Your contact list should include local law enforcement, company security personal and the U.S. Embassy.  The State Department also recommends you create a profile through their Travel Registration page so they know where you are and how to contact you. The State Department can only help you during political turmoil, a natural disaster, a disease outbreak or even an act of terrorism if they know where you are.  If you travel from your new hometown on vacation or business, it is worth logging on and registering that trip as well.

The cornerstone to any safety and security strategy is being aware of your surroundings.  The late Jeff Cooper, a Marine Lieutenant Colonel, described the ideal state of mental preparedness as one in which you are relaxed and observant of your surroundings and therefore, more difficult to surprise. He called this “Condition Yellow”.  Those oblivious of their surroundings were described by Cooper to be in “Condition White” and criminals very easily recognize this lack of attentiveness—daydreaming, multitasking, walking “heads down” and in general, not being “present time” aware.

The military reminds us that we live in a “360 degree world”.   Remember to look up especially in urban environments. Criminals like to “perch” and do their surveillance from high ground like balconies and upper stories in a mall, knowing that most of us never look up!  The most important area to monitor in your 360 degree world is the blind spot just behind you from where most attacks are launched known as your “six o clock.”

As you casually scan your surroundings, your instincts will let you know if there is someone in your midst that warrants closer attention. Over 50 percent of communication is via body language. Shifting, darting eyes, fidgety, clenching hands and a shifting stance are some of the telltale signs of a suspicious demeanor. Fred Burton, a counter terrorism and corporate security expert with Stratfor Global Intelligence (www.stratfor.com) reminds us that even the most sophisticated criminals are not able to completely hide these and other telltale signs of someone trying to “fit in” while doing surveillance.  This is why Burton states that the best opportunity to identify and to react to a prospective problem is during the perpetrators surveillance phase, when there is still time to do so on our own terms.
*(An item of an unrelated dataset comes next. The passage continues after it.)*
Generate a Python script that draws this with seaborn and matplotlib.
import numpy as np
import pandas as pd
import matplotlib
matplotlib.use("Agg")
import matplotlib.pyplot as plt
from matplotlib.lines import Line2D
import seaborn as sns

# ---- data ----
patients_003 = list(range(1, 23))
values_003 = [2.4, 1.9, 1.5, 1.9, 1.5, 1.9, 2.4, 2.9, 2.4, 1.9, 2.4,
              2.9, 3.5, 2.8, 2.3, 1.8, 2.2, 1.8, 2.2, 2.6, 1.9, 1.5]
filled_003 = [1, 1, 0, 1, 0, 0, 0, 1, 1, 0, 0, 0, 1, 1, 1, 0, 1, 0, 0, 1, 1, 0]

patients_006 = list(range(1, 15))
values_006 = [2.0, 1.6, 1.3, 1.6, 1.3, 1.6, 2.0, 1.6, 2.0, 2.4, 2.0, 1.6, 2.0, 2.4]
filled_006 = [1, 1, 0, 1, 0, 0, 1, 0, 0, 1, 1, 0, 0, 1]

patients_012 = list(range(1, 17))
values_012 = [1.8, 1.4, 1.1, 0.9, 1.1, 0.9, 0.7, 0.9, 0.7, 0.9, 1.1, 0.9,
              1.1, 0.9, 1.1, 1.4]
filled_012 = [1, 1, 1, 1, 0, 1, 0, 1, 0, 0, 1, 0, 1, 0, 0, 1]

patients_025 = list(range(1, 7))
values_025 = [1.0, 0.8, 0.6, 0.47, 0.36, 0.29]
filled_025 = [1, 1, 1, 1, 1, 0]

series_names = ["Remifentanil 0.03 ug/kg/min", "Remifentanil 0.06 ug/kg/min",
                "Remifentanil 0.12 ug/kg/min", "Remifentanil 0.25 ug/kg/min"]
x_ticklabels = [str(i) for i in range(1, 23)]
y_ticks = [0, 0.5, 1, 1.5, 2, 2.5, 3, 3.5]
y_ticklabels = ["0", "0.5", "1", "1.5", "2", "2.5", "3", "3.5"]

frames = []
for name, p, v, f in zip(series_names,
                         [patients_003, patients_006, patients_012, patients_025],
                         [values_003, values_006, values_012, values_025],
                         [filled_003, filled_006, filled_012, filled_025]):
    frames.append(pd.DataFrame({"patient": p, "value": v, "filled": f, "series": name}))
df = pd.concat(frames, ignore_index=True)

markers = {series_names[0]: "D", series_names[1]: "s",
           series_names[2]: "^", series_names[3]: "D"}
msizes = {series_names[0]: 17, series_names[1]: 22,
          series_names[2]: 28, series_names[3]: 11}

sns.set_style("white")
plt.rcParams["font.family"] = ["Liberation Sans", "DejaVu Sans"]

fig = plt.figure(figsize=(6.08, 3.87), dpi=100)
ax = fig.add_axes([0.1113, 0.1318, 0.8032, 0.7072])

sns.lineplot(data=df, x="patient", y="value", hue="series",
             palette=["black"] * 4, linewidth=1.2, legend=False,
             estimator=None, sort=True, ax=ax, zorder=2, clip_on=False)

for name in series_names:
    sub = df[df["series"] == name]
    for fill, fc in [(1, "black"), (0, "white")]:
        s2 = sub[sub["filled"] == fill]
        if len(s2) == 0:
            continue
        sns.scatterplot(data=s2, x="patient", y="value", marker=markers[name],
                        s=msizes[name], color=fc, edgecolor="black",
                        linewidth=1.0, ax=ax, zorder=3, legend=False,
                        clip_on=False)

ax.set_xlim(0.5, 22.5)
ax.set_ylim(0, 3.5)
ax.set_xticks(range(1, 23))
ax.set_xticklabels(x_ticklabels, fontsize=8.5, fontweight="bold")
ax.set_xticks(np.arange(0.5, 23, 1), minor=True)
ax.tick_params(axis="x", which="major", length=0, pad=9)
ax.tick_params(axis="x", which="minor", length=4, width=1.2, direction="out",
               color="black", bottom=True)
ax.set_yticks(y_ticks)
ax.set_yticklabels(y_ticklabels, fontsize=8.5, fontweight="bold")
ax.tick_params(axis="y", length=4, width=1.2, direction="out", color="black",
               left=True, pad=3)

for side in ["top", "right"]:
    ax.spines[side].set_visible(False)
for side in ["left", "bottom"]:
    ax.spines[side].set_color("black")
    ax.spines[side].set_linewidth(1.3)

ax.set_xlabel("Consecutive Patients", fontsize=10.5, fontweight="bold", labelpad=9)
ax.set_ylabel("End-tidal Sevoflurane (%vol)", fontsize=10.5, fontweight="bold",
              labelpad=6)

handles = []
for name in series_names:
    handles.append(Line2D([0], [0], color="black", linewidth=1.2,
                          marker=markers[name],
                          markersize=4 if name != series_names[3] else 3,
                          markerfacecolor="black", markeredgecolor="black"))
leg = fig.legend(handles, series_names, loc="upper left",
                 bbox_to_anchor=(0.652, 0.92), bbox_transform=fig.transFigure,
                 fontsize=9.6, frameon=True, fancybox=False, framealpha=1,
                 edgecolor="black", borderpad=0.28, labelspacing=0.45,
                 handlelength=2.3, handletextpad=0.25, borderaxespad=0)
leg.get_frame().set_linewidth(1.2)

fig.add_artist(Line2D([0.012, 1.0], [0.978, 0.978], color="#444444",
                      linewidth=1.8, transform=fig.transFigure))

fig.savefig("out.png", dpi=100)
It is best to avoid high-profile tourist destinations, any location that is iconic of American culture and five-star western hotels. Similarly, avoid any planned rallies, protests or large public gatherings. If you do travel regionally, be sure to use well-vetted ground transportation. Hotels with a high visibility security personnel presence are preferred. Regardless of you location, a hotel, business meeting, school or at an airport, always know where the primary and secondary exits are located.  If in a public place you hear gunfire or if police or military personal were to arrive in force you need to take cover immediately. If evacuating is your best option do so and drop anything that will slow you down. If instructed to evacuate with a group of people, try and position yourself in the middle of this group.

If the mind is our most powerful weapon, then our instincts are our ever-present guardian. No discussion on personal safety is complete without revisiting and reinforcing the topic of intuition and instincts. We often deem our instincts as silly or irrational, many of us not wanting to “cause a scene” or embarrass others or ourselves. In fact, many of us, who have good instincts and “Condition Yellow” mindsets, are often accused of being paranoid. Most often this accusation comes from someone who quite obviously lives in “Condition White”, hardly a credible source.

Gavin DeBecker, a world renowned safety expert, describes our intuition as “knowing without knowing why”.  Remember, it is okay to know something is amiss without staying around to find out why.  Honor your instincts, stick to your safety strategy, cover your six o’clock and enjoy your new destination.